Monday, September 14, 2015

Book Write-Up: Understanding Prophecy



Alan S. Bandy and Benjamin L. Merkle.  Understanding Prophecy: A Biblical-Theological Approach.  Grand Rapids: Kregel Academic, 2015.  See here to buy the book.  

Understanding Prophecy is about prophecy in the Hebrew Bible and the New Testament.  It looks at prophecies that were fulfilled historically, as well as Messianic prophecies: prophecies in the Hebrew Bible that Alan Bandy and Benjamin Merkle believe predicted or foreshadowed Jesus Christ, and prophecies in the New Testament about Jesus Christ’s return.  Bandy and Merkle also present their contrasting perspectives on the millennium (i.e., whether it will be a literal future reign of Christ on earth or is a present spiritual reality) and the salvation of the Jews in Romans 11 (whether a large number of ethnic Jews will convert to Christ, or only a remnant).

Overall, Bandy and Merkle were judicious in their discussions, as they discussed the positives and negatives of a variety of views and interpretations.  The topics in which they explored and critiqued different views included whether Jesus was predicting that his second coming would occur within the generation of his contemporaries (Mark 13, Matthew 24), and whether Jesus in Matthew 24:40 was suggesting a pretribulational rapture (Bandy and Merkle somewhat beat a dead horse in arguing “no,” but they are convincing).

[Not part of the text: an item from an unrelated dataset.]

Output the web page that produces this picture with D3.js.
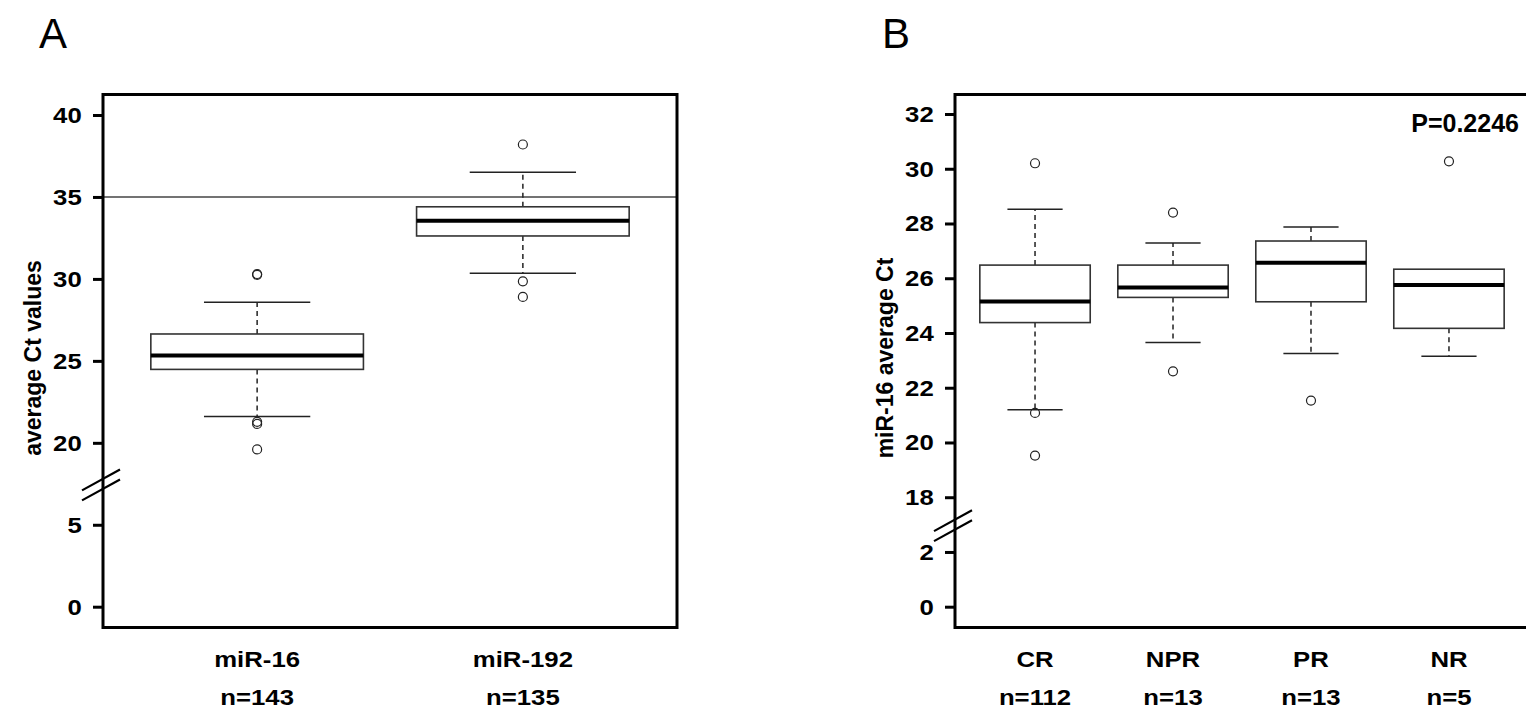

I have some critiques, though.  

First of all, Bandy and Merkle contend that many prophecies in the Hebrew Bible predict or foreshadow Christ, and they note examples in which the New Testament interprets those prophecies in a non-literal fashion.  They contend that the focus of prophecies in the Hebrew Bible on Israel’s restoration from exile and revival as a nation are not always literal but are often about Christ’s work or heaven.  As an assessment of how New Testament authors interpreted prophecies in the Hebrew Bible, that is probably accurate, though I would note possible exceptions that Bandy and Merkle should have addressed.  I think of Jesus’ statement in Matthew 19:28 that the disciples would judge the twelve tribes of Israel, which seems (to me) to be faithful to a literal interpretation of the Hebrew Bible’s prophecies that focus on ethnic Israel.  In terms of what the prophecies in the Hebrew Bible were originally intended to communicate, I doubt that their authors meant them to be symbolic of Christian themes.  If they were, then that raises some questions.  Was God being misleading by making predictions that seemed to be about ethnic Israel’s restoration, when actually they were not about that?  And why would God in the Hebrew Bible start talking about Christ or Christian themes when addressing ethnic Israel’s trials and dilemmas?  What was the relevance of that to Israel’s historical situation, in short?  Bandy and Merkle should have tackled these issues more than they did.

Second, in discussing Isaiah 7:14, Bandy and Merkle in one place maintain that it is a type of Jesus Christ’s virgin birth, rather than a direct prediction of it.  Bandy and Merkle realize that Isaiah 7:14, in its original context, appears to relate to the time of Isaiah rather than the distant future, the time of the historical Jesus.  What they should have done, however, was discuss how Isaiah 7:14 in its original context could have foreshadowed Jesus Christ.  How did the story in Isaiah 7 foreshadow the story of Jesus’ birth?  Are there similar themes in the two stories?  Bandy and Merkle maintain that a typological interpretation does not do violence to a literal interpretation of a text but is consistent with it, on some level.  They should have shown how that was the case in terms of the Gospel of Matthew’s interpretation of Isaiah 7:14.  Their discussion of Isaiah 7:14, as it stands, makes it look like they were superficially trying to take the easy way out, appealing to typology to solve a challenge to a Christian claim rather than fleshing that alleged typology out.

Third, Bandy and Merkle say that the New Testament maintains that Jesus inaugurated the end times, and they point to examples of New Testament authors presuming that they themselves were living in the end times.  For Bandy and Merkle, the end times have been with us since the time of Christ’s first advent, meaning that we have been in the end times for about two thousand years.  In some places, however, Bandy and Merkle seem to use “end times” to refer to the time that is right before the end of the world.  Bandy and Merkle may want to save Jesus and early Christians from the possibility that they envisioned an imminent eschatology, which did not historically materialize, at least not literally.  My question would be whether Bandy and Merkle, in effect, make the term “end times” a meaningless term, if it can encompass two thousand years.

Fourth, Bandy and Merkle did not really interact with prophecies in the Hebrew Bible that many scholars would claim went unfulfilled (as in the prophets predicting one thing, and something different happened).  I think of Ezekiel’s prophecies about Tyre and Egypt.  Bandy and Merkle should have wrestled with that in their discussion of the historical fulfillment of prophecies.   

I received a complimentary review copy of this book from Kregel Academic, in exchange for an honest review.